Sports

Rays, Red Sox head to Boston tied 1-1 in ALCS

B.J. Upton's sacrifice fly in the 11th inning off Boston reliever Mike Timlin scored pinch-runner Fernando Perez for a 9-8 Tampa Bay win in Game 2 of the American League Championship Series.

Upton drives in Perez with winning run off Timlin in bottom of 11th inning

Terry Francona has called on relief pitcher Mike Timlin 323 times since he became manager of the Boston Red Sox.

He might be a little reluctant to point toward the bullpen to signal appearance No. 324 in the American League Championship Series.

Timlin walked Dioner Navarro and Ben Zobrist to lead off the bottom of the 11th inning, and three batters later served up a sacrifice fly to B.J. Upton that scored pinch-runner Fernando Perez for a 9-8 Tampa Bay Rays victory in Game 2, which started at 8:07 p.m. ET Saturday and ended five hours, 27 minutes later at 1:34 Sunday morning.

Timlin was kept off the Red Sox's roster for the AL Division Series, perhaps due to his poor performance in the regular season (5.66 earned-run average in 47 games), but Francona felt he needed to add another pitcher in this best-of-seven set.

Game 3 will be played at Boston's Fenway Park on Monday at 4 p.m. ET, with Tampa Bay's Matt Garza opposing Jon Lester, who didn't allow an earned run in 14 innings to the Los Angeles Angels in the division series.

"We did not want to go to Boston down 0-2," said Rays rookie third baseman Evan Longoria. "It's 1:30 in the morning and we pulled it out."

An 18-year veteran, Timlin came on after Javier Lopez, Manny Delcarmen, Hideki Okajima, Justin Masterson and closer Jonathan Papelbon blanked the Rays for 5 2/3 in relief of the hittable Josh Beckett.

The right-hander threw just 10 of his 23 pitches for strikes in his first appearance since Sept. 23.

Protecting the plate

Upton, who had homered earlier, found himself in an 0-2 hole against Timlin but looking to protect the plate, lifted a fly ball the other way to J.D. Drew. But the outfielder's two-hop throw up the third-base line was too late to get the speedy Perez, who secured Tampa Bay's major league-best 12th walk-off win of the season.

"The main thing there is not to strike out," Upton said.

He redeemed himself after misjudging a fly ball to centre-field off the bat of Coco Crisp in the top of the ninth inning that went for a ground-rule double. Dan Wheeler struck out Jacoby Ellsbury to end the threat.
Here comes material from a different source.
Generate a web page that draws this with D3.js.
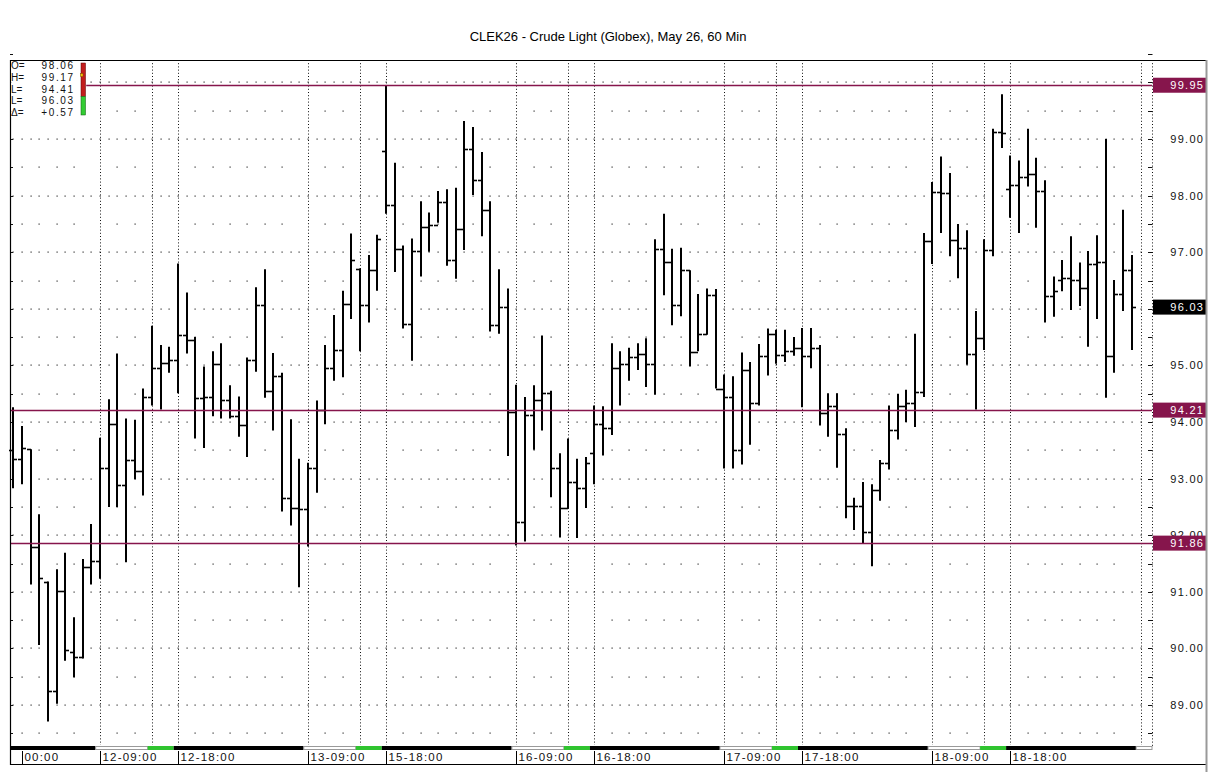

Wheeler tossed 3 1/3 shutout innings, striking out four, before top prospect David Price was summoned in the top of the 11th with Jed Lowrie on first base. He walked Drew on five pitches, but retired Mark Kotsay (strikeout) and Crisp (groundout) to earn his first career playoff victory.

"It's been like that all year, someone stepping up," Longoria said. "There's different heroes every day."

After Tampa Bay's James Shields and Boston's Daisuke Matsuzaka engaged in a pitching duel in Friday's opener with the latter prevailing 2-0, the teams combined for 17 runs and 24 hits in Game 2.

They also tied a major league post-season record with seven combined home runs, while the Red Sox matched playoff marks with four dingers — Dustin Pedroia with two, Jason Bay and Kevin Youkilis. Pedroia tied a league individual record with his two homers.

He went deep twice against Rays starter Scott Kazmir in the third and fifth innings to give Boston a short-lived 6-5 lead and is hitting .571 (16-for-28) lifetime against the Tampa Bay left-hander. Pedroia was 2-for-21 in the post-season before homering off Kazmir.

Rays trio lights up Beckett

Cliff Floyd, Longoria and Upton cleared the fence for Tampa Bay.

Trailing 6-5 in the bottom of the fifth, the Rays scored three runs, highlighted by Longoria's one-out double off Beckett to put the home side ahead 7-6.

Longoria snapped out of a 0-for-13 funk in the post-season with a two-run homer off Beckett in the first inning to answer the Red Sox's two runs in the top of the frame. He also doubled in the third and led the Tampa offence with three hits, three runs scored and three runs batted in.

Beckett struggled for a second consecutive start (eight earned runs in 4 1/3 innings) and has allowed 12 runs on 18 hits in 19 1/3 innings in these playoffs after entering the post-season with a 6-2 career playoff mark and ERA under 2.00.

"We wanted Beckett to get through that fifth and set up our bullpen, and it didn't work," Francona said.

Kazmir began the night winless in four starts against Boston this season and his ERA of 9.00 rose after he was touched for five runs on nine hits in 4 1/3 frames.

Bay closed the Red Sox to within 8-7 with a two-out single in the sixth — the Trail, B.C., native's eighth RBI with two out in the 2008 post-season — and watched Pedroia tie the game two innings later when he scored on a Wheeler wild pitch.